WinOLS · Guide

What is a DAMOS file? And why you don’t need one anymore

April 15, 2026 · 8 min read · By Tuners Guild

Every tuner hits the same wall: you open a firmware file in WinOLS® and see thousands of meaningless hex values. A DAMOS file translates those values into maps you can understand. But DAMOS files cost €300–€800 each — and for some ECUs, they don’t exist at any price. Here’s everything you need to know, and the modern alternatives.

What DAMOS actually is

DAMOS stands for DAta MOnitoring System. It’s a proprietary description file originally created by Bosch for internal ECU development. Think of it as a translation layer: it maps the raw binary data inside an ECU’s firmware to human-readable calibration parameters.

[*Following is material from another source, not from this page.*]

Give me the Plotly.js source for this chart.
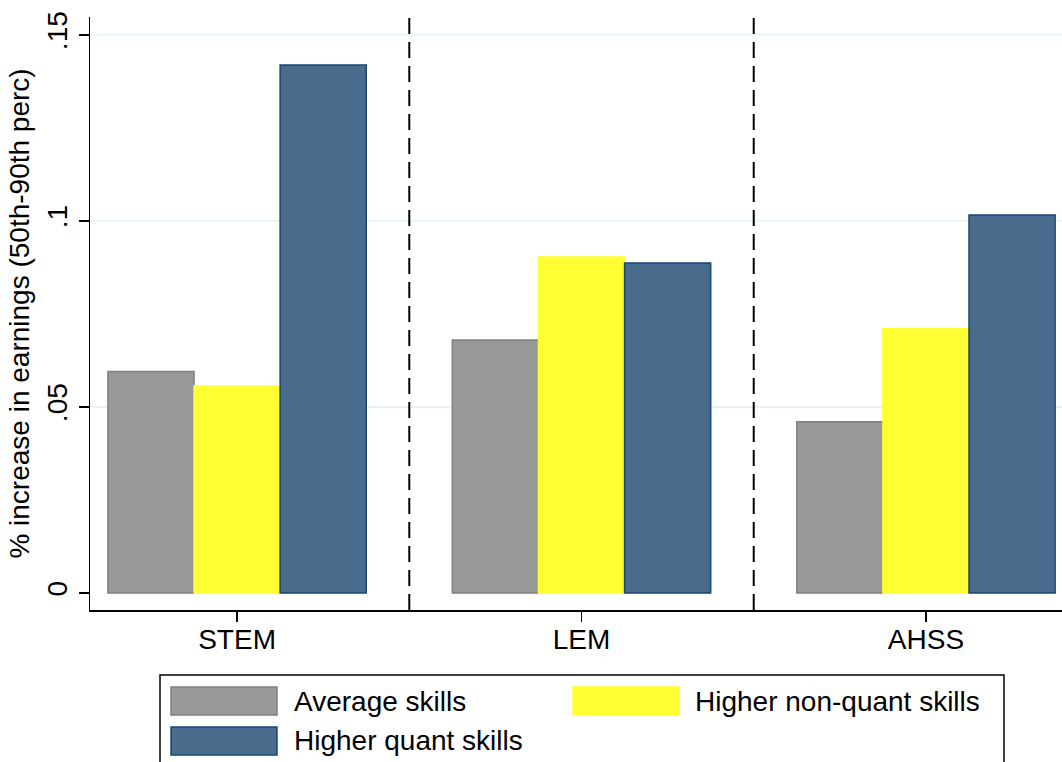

Without a DAMOS file, opening an ECU binary in WinOLS shows rows and columns of hexadecimal values. No context. You can’t tell which numbers control injection timing, which control boost pressure, and which are just unused memory.

Load a DAMOS file, and WinOLS labels every map automatically: injection quantity, rail pressure, torque limiters, boost control, EGR valve position. Each map arrives with proper axis labels, units, and scaling factors.

What’s inside a DAMOS file

  • Map definitions — name, address, size, data type for every calibration map
  • Axis descriptions — what each axis represents (RPM, load, temperature, etc.)
  • Scaling factors and offsets — how to convert raw hex values to physical units (mg/stroke, bar, °CA)
  • Units — milligrams, bar, degrees, percentages
  • Function grouping — which maps belong to injection, which to turbo, which to emissions

In essence, a DAMOS file is the Rosetta Stone between what the ECU stores (raw binary) and what a calibrator needs to see (physical parameters).

What DAMOS is not

A common misconception: DAMOS doesn’t contain tuning knowledge. It doesn’t tell you what values to change or why. It only tells you what’s there.

Knowing a map’s name doesn’t mean you understand it. “Rail pressure at full load” tells you what’s on the label. It doesn’t tell you why the OEM picked those values. It doesn’t tell you what happens when you push them higher. And it doesn’t show you how injection timing, boost, and AFR interact.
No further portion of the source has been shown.